The battle of Mohacs in 1526 marked the culmination of conflicts between the Croats and Hungarians on one side and the Ottomans on the other. While the Ottoman forces emerged as victors, signifying the end of the Hungarian Kingdom’s power, they did not succeed in conquering the Croats and Hungarians. Both countries became part of the Habsburg Monarchy, while the Venetian Republic annexed Croatia’s Littoral.

War with the Ottomans continued, and following theie victory at Sisak in 1593, the Croatia people began to retrieve their territory, although one part was lost forever. The 18th century saw the final expulsion of the Ottoman army out of Hungary and Croatia, and the Habsburg Monarchy, also known as the Austrian Empire, regained central control.

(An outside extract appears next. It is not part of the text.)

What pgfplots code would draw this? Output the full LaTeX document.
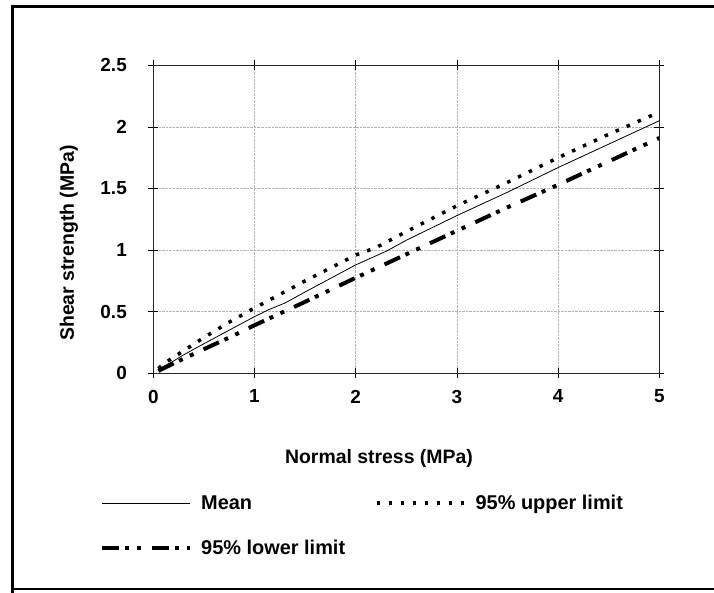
\documentclass[border=0pt]{standalone}
\usepackage{fontspec}
\setmainfont{Liberation Sans}
\usepackage{pgfplots}
\pgfplotsset{compat=1.18}
\begin{document}
\begin{tikzpicture}
\begin{axis}[
  at={(153.3bp,219.7bp)}, anchor=south west,
  scale only axis, width=506bp, height=308bp,
  xmin=0, xmax=5, ymin=0, ymax=2.5,
  xtick={0,1,2,3,4,5}, ytick={0,0.5,1,1.5,2,2.5},
  tick align=center, major tick length=10bp,
  tick style={black, line width=0.6bp},
  axis line style={black!85, line width=0.8bp},
  grid=major, major grid style={gray!60, densely dotted, line width=0.5bp},
  tick label style={font=\fontsize{19}{22}\selectfont\bfseries},
  /pgf/number format/assume math mode=true,
  xticklabel style={yshift=-8bp},
  yticklabel style={xshift=-18bp},
  label style={font=\fontsize{19.5}{22}\selectfont\bfseries},
  xlabel={Normal stress (MPa)},
  ylabel={Shear strength (MPa)},
  xlabel style={at={(axis description cs:0.446,-0.275)}, anchor=center},
  ylabel style={at={(axis description cs:-0.1666,0.423)}, anchor=center},
  legend columns=2,
  legend cell align=left,
  legend style={at={(axis description cs:-0.1053,-0.395)}, anchor=north west,
    draw=none, fill=none, inner sep=0pt, row sep=29bp,
    font=\fontsize{20}{22}\selectfont\bfseries, nodes={inner sep=0pt},
    /tikz/every even column/.append style={column sep=30bp},
    /tikz/every odd column/.append style={column sep=9bp}},
  legend image code/.code={\draw[#1] (0bp,0bp) -- (88bp,0bp);},
]
\addplot[black, line width=0.8bp] coordinates {
(0.05,0.03) (0.1,0.055) (0.2,0.10) (0.3,0.15) (0.5,0.24) (0.75,0.35) (1,0.46) (1.15,0.52) (1.3,0.57) (1.5,0.66) (1.75,0.77) (2,0.88) (2.3,0.99) (2.5,1.08) (3,1.28) (3.5,1.47) (4,1.67) (4.5,1.86) (5,2.05)};
\addlegendentry{Mean}
\addplot[black, line width=3.5bp, dash pattern=on 3.5bp off 8.5bp] coordinates {
(0.05,0.04) (0.1,0.075) (0.2,0.13) (0.5,0.29) (0.75,0.415) (1,0.53) (1.5,0.75) (2,0.96) (2.2,1.02) (2.5,1.15) (3,1.36) (3.5,1.55) (4,1.75) (4.5,1.94) (5,2.12)};
\addlegendentry{95\% upper limit}
\addplot[black, line width=4bp, dash pattern=on 17bp off 6bp on 4bp off 8bp on 4bp off 11bp] coordinates {
(0.05,0.02) (0.1,0.04) (0.2,0.08) (0.5,0.196) (0.75,0.29) (1,0.39) (1.5,0.58) (2,0.775) (2.5,0.966) (3,1.157) (3.5,1.347) (4,1.53) (4.5,1.72) (5,1.91)};
\addlegendentry{95\% lower limit}
\end{axis}
\draw[line width=3bp] (12bp,0bp) -- (12bp,586bp) -- (714bp,586bp);
\draw[line width=2bp] (12bp,4bp) -- (714bp,4bp);
\pgfresetboundingbox
\path (0bp,0bp) rectangle (714bp,593bp);
\end{tikzpicture}
\end{document}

Under the rule of the Viennese Court

The Croats continued their resistance against the Germanising and centralist politics of the Viennese court. Dalmatia had been under Italian influence during the 100-year Venetian administration. With the fall of the Venetian Republic in the late 18th century, the Littoral and Dalmatia came under the rule of the Viennese court.

The Croatian National Revival

The centralistic aspirations of the Austrian Empire resulted in mounting tension and struggles against Germanisation, Magyarisation and Italianisation that culminated in the first half of the 19th century. This period is known as the Croatian national revival, and one of its greatest achievements is the reintroduction of Croatian as the official language. Croatian culture and literature flourished during that time.

The Kingdom of Yugoslavia and the independent state

Croatia remained a part of Austria-Hungary until the end of the First World War in 1918. With the disintegration of the Monarchy, Croatia entered the Kingdom of Serbs, Croats and Slovenes, which was renamed the Kingdom of Yugoslavia in 1929. In the aftermath of the Second World War, Croatia became one of Yugoslavia’s six republics and with the collapse of Yugoslavia in the early 1990s, it continued as an independent state.